Dear Biostars team,
I'm relatively new to using the Galaxy online platform and have been using it to run RNAseq with some paired end RNA data from an Illumina run with the rat rn5 genome. After completing our RNAseq analysis we're trying to look for SNP/Variants within the reads but I am having issue getting the files pre-processed with Picard tools with the Mark Duplicate Reads tool throwing up a couple of errors halting progress.
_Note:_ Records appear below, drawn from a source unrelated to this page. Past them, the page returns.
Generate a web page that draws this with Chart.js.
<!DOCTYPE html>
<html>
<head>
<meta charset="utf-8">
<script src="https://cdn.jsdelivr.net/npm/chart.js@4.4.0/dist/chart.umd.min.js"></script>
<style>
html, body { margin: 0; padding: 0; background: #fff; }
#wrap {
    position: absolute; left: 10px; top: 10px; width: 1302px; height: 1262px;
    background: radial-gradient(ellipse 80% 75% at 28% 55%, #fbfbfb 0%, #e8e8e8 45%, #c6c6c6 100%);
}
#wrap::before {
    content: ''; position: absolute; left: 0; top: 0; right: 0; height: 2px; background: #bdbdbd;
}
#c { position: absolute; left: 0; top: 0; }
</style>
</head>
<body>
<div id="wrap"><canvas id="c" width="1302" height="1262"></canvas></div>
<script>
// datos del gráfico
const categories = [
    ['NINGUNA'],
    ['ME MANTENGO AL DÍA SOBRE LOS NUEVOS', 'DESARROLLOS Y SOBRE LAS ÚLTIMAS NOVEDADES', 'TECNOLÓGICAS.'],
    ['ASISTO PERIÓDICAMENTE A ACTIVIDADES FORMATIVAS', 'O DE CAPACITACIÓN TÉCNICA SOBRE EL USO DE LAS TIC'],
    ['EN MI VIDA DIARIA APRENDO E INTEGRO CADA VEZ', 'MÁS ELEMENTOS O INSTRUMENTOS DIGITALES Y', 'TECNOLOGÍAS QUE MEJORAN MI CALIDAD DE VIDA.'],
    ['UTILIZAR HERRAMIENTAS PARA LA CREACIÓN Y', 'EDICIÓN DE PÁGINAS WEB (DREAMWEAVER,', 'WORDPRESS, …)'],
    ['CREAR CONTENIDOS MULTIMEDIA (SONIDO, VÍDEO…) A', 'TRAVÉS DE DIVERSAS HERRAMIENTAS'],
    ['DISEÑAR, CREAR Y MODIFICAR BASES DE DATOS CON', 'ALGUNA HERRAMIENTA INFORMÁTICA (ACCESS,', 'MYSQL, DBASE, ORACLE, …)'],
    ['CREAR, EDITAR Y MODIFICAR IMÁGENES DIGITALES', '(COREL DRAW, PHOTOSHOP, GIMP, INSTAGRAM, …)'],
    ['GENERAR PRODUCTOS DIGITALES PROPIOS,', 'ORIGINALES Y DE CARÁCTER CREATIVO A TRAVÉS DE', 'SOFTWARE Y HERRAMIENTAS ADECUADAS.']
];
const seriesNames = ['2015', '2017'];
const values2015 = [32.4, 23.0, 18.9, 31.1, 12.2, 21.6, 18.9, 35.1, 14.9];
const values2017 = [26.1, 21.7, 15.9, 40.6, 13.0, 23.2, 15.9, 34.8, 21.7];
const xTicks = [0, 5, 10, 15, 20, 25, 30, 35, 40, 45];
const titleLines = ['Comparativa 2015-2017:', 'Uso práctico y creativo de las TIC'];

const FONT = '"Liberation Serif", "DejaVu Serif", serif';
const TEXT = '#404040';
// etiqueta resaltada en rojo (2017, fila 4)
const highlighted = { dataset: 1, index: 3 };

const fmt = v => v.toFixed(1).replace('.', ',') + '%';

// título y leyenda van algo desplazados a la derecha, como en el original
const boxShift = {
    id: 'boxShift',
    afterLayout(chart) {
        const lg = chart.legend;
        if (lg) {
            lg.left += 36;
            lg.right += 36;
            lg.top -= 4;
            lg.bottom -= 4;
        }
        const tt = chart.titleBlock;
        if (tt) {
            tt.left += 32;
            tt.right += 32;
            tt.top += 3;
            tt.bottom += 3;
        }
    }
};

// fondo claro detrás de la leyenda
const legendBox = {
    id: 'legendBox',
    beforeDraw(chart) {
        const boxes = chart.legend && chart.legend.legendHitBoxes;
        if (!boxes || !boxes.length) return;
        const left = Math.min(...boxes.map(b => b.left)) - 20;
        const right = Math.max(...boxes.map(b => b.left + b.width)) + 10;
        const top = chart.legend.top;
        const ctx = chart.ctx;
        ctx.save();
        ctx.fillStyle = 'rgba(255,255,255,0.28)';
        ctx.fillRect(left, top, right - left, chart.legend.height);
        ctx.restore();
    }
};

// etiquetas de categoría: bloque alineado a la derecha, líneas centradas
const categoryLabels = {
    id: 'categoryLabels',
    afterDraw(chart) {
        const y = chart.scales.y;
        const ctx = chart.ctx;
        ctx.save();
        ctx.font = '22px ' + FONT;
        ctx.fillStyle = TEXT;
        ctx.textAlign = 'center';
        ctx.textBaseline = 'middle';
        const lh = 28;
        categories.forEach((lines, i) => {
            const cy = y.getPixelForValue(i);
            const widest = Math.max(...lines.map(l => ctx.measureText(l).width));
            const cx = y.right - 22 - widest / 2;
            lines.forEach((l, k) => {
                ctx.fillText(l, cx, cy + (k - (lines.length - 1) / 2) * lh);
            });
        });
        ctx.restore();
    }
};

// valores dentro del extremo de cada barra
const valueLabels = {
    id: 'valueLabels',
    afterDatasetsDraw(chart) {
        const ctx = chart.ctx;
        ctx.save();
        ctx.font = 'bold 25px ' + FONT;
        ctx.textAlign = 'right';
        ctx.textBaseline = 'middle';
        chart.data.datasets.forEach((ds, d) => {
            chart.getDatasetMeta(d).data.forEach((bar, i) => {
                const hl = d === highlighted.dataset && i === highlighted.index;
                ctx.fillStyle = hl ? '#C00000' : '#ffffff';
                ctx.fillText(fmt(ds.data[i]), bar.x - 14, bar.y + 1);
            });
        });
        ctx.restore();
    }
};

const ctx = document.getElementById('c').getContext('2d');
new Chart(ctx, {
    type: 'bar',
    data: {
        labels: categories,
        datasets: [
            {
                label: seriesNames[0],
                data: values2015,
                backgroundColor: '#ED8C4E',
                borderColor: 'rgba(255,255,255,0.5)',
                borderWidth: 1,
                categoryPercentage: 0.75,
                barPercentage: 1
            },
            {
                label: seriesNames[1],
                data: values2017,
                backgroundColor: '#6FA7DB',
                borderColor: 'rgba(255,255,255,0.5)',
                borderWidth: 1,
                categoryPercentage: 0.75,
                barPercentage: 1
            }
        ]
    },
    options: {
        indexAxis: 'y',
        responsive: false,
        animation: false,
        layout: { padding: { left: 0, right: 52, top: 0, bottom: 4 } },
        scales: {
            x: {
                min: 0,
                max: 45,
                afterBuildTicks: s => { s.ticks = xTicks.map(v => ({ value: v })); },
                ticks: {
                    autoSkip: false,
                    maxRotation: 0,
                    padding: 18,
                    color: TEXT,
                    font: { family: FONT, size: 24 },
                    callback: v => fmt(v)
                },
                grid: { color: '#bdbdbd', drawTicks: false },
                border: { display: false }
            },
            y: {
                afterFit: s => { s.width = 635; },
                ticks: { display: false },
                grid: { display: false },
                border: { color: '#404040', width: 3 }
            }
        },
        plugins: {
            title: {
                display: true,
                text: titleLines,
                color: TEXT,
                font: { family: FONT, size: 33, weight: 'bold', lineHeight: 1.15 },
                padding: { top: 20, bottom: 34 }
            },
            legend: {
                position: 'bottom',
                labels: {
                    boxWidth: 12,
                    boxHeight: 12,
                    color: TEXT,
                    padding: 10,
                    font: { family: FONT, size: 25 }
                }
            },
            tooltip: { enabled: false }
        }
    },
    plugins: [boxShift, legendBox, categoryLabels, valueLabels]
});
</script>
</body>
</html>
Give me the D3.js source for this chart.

These are the steps that I have taken so far:
- Raw Illumina Fastq files ftp'd to usegalaxy public instance (FOR and REV for 2 lanes)
- FASTQ Groomer - convert to fastqsanger
- Trim by FASTQ quality score >=20
- Map with BWA for Illumina using rn5 and paired end reads
- Convert SAM to BAM for both mapped lane files
- Reorder BAM for both files
- Add read groups for both files
- Mark Duplicate reads - removing duplicates from output -> here is where we get the issue.
The two bugs that are thrown up are - "MAPQ should be 0 for unmapped read." and "Value was put into PairInfoMap more than once" which halt this pre-processing step before moving the BAM files onto GATK Variant analysis.
In addition, for running the GATK analysis, is the best practice for using a custom genome just ftping the USCS rn5.fa file into a history and using that or should there be an additional index file for this?
Any help with regards to these issues would be greatly appreciated and please let me know if I need to clarify anything for a solution to be found!